**REQUIRED WORK:** Find the lines holding the string "document" in the data, then copy all of them.

**SOURCE MATERIAL:**
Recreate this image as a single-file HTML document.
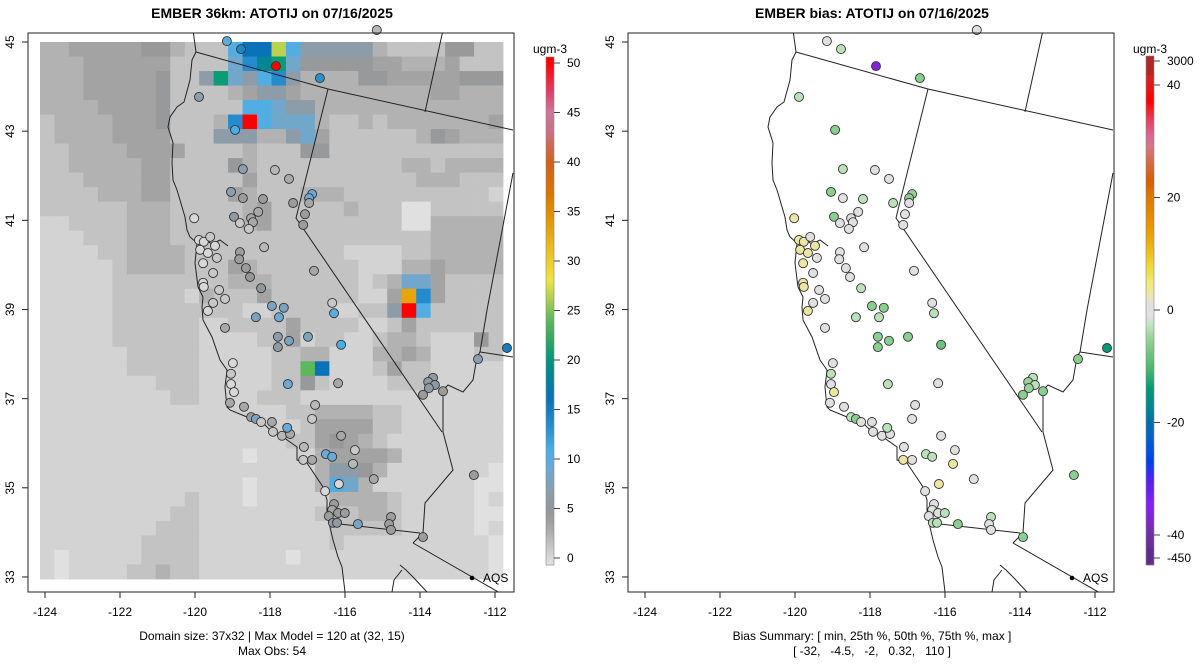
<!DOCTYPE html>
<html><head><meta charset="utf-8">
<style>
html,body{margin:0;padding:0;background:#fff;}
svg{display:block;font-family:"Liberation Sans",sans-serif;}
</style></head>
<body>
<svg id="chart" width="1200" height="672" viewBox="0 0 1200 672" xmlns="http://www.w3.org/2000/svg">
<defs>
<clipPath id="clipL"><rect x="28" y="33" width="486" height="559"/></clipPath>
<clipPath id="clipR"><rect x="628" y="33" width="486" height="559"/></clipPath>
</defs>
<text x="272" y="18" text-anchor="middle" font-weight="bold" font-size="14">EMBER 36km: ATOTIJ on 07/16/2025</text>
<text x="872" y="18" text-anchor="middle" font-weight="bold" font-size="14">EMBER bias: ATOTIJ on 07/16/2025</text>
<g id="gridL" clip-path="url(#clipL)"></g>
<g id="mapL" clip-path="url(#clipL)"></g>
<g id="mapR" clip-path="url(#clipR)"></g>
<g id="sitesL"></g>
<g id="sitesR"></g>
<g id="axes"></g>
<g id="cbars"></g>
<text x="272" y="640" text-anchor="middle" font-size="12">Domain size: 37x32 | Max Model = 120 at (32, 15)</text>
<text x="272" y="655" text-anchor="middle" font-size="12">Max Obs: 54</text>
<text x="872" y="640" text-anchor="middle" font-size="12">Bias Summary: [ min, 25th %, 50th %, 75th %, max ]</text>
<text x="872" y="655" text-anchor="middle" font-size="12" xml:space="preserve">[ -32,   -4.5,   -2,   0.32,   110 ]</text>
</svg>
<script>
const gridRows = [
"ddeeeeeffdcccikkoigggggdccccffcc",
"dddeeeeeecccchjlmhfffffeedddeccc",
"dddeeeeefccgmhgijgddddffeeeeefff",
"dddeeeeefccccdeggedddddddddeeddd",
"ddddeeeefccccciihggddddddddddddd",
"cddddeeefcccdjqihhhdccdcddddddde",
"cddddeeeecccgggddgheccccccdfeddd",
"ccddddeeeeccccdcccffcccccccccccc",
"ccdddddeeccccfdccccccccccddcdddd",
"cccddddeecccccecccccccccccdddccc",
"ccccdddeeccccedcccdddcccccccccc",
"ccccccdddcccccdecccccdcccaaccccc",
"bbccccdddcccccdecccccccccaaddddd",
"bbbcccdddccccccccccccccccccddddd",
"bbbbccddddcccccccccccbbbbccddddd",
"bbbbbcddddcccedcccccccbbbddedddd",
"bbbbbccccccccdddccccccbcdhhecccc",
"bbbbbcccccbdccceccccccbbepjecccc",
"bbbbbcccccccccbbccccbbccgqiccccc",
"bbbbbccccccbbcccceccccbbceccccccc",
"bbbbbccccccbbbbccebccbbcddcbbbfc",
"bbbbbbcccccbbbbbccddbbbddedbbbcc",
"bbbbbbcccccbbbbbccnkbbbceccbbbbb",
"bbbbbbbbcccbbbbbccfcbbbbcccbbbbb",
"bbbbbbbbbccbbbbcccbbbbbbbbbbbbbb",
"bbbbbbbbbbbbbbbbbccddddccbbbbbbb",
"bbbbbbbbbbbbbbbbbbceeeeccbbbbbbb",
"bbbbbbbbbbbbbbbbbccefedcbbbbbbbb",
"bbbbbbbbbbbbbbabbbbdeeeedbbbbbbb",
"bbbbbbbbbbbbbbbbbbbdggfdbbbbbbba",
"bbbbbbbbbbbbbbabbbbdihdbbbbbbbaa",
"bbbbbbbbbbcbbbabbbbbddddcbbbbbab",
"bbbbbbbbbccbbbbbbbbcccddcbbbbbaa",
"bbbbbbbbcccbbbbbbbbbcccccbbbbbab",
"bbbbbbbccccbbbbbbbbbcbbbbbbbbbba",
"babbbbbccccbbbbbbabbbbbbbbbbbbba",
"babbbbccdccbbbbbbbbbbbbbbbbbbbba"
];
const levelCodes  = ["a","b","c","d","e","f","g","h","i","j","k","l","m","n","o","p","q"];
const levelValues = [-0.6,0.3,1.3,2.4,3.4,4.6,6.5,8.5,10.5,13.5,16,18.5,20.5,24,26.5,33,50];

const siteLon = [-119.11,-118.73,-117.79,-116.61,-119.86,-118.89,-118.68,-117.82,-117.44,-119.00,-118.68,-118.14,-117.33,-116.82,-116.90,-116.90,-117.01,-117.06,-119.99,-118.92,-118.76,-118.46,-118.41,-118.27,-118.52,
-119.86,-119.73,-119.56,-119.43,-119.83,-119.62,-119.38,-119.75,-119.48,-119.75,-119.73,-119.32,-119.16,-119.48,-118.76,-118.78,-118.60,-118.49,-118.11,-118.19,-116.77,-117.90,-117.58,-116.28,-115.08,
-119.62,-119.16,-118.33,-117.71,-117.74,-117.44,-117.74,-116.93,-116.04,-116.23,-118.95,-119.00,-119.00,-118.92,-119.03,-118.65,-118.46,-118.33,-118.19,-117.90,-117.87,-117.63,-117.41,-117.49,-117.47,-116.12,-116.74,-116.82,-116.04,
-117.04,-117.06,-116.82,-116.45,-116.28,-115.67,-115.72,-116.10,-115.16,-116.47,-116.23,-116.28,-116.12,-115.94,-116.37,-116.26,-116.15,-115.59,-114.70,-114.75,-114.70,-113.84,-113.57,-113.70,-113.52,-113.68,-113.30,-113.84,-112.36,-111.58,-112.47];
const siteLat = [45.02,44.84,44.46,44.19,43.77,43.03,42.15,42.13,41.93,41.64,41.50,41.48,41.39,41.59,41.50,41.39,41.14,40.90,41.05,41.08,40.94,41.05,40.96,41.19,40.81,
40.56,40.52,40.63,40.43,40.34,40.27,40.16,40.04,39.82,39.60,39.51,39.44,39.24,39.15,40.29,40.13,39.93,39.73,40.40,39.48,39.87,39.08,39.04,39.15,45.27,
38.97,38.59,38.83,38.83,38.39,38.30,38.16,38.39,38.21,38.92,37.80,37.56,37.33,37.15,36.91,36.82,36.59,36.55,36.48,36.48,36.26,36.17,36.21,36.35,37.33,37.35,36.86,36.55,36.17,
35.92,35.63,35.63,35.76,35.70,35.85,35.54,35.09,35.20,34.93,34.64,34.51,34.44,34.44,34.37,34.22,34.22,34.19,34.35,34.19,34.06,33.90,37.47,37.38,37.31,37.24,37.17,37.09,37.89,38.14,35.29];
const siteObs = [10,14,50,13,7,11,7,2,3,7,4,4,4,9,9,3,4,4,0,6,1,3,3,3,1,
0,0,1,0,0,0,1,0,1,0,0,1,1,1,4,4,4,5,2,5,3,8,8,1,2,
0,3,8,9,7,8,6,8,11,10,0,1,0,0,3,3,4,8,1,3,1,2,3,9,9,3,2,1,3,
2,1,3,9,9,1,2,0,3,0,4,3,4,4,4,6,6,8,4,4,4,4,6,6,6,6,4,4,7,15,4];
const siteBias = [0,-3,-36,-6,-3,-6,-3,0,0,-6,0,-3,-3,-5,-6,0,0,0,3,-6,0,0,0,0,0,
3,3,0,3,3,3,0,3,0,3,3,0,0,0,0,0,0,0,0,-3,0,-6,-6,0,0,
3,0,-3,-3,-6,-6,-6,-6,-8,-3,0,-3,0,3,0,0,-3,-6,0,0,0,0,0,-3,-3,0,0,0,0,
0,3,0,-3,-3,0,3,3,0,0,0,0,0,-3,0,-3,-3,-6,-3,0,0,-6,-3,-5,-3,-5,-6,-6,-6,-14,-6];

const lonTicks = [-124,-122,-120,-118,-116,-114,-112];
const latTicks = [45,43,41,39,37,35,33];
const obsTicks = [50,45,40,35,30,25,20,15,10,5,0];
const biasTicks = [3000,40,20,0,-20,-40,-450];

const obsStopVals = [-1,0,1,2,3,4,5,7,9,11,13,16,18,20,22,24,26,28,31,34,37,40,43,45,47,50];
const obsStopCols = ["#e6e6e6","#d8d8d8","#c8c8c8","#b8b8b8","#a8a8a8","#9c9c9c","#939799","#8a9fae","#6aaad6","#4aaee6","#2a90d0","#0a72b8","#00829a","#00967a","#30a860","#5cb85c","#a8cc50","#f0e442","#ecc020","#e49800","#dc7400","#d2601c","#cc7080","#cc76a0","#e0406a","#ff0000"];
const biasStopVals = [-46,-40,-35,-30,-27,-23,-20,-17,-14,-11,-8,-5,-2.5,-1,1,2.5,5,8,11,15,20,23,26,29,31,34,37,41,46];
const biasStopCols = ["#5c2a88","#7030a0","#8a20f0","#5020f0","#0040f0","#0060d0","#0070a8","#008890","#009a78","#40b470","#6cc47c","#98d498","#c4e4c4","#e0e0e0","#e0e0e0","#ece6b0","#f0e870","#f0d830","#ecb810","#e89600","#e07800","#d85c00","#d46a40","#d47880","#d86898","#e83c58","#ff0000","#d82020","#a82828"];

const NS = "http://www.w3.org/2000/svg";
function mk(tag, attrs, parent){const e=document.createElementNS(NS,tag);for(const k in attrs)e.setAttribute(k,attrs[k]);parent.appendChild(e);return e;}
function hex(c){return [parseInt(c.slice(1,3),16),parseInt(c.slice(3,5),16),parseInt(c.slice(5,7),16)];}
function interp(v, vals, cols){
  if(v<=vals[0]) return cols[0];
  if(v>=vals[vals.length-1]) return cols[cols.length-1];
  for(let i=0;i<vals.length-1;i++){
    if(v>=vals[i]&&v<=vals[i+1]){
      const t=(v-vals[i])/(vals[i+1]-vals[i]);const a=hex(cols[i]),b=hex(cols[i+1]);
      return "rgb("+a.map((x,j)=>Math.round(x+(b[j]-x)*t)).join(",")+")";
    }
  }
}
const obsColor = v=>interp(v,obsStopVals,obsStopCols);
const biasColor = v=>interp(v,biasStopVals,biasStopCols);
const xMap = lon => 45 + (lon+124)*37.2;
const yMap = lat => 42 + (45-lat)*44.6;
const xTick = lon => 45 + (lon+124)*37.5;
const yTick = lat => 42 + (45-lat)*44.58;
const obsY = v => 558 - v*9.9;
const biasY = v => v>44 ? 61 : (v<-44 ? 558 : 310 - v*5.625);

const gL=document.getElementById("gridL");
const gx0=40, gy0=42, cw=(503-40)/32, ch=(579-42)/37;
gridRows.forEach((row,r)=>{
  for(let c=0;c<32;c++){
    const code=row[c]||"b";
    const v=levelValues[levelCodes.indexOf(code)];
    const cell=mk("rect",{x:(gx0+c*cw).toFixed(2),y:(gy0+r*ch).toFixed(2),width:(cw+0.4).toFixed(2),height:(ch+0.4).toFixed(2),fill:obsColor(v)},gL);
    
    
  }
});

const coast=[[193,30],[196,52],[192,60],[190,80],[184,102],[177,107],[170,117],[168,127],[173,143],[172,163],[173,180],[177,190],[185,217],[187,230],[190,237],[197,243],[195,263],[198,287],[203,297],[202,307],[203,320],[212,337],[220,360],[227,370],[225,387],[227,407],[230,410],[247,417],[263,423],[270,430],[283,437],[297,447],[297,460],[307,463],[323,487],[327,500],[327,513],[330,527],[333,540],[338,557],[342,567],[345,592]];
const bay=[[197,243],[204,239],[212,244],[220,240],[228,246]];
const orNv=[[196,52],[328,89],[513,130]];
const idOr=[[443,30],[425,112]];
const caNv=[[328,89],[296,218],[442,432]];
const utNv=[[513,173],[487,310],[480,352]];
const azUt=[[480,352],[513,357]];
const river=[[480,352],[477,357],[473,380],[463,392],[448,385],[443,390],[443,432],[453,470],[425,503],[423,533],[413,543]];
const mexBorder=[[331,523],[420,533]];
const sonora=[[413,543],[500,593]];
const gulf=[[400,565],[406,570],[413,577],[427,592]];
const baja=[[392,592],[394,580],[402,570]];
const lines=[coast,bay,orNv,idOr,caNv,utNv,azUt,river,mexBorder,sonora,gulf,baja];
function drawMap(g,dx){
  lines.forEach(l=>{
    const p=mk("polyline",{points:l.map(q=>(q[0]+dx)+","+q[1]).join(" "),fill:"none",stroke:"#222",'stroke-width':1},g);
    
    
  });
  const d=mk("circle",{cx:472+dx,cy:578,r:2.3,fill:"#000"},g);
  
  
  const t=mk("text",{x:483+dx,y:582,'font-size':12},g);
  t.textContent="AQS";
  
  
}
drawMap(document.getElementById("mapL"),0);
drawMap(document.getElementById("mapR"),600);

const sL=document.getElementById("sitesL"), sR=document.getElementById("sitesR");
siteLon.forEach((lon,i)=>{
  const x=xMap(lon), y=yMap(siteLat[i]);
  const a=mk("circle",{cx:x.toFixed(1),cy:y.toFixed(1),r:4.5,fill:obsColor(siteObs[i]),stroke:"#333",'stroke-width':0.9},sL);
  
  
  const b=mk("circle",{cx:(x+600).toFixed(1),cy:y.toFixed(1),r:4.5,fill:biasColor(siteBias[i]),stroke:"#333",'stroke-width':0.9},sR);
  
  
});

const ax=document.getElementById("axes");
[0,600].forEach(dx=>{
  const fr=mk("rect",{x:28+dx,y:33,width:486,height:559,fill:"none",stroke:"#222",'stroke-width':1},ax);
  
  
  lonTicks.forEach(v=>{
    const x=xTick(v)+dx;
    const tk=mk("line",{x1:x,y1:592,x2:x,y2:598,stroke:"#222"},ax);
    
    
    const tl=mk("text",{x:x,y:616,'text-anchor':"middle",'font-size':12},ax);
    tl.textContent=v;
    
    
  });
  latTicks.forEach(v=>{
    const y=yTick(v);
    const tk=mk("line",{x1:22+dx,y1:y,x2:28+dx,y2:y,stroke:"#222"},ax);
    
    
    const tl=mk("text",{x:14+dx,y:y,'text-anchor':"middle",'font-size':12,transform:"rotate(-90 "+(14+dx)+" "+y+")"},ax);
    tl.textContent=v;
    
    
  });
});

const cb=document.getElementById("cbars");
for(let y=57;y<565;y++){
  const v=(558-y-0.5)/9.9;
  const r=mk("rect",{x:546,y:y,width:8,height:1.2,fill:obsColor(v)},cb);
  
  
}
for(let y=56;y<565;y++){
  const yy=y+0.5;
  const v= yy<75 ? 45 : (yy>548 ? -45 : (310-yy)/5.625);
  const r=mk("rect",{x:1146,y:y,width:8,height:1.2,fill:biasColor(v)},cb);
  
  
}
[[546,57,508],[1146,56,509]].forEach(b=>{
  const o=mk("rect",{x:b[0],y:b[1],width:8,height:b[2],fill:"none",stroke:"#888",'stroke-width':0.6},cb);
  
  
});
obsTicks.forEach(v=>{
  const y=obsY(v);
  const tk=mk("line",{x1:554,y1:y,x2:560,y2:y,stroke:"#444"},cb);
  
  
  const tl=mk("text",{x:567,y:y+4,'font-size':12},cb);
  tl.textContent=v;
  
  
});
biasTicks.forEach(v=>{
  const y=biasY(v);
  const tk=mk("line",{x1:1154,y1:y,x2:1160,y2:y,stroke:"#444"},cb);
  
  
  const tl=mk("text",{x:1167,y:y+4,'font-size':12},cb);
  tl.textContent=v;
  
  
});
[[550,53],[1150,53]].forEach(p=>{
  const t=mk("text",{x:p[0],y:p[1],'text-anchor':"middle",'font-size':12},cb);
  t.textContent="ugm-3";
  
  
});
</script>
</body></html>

**WRITTEN RESPONSE:**
Recreate this image as a single-file HTML document.
function mk(tag, attrs, parent){const e=document.createElementNS(NS,tag);for(const k in attrs)e.setAttribute(k,attrs[k]);parent.appendChild(e);return e;}
const gL=document.getElementById("gridL");
drawMap(document.getElementById("mapL"),0);
drawMap(document.getElementById("mapR"),600);
const sL=document.getElementById("sitesL"), sR=document.getElementById("sitesR");
const ax=document.getElementById("axes");
const cb=document.getElementById("cbars");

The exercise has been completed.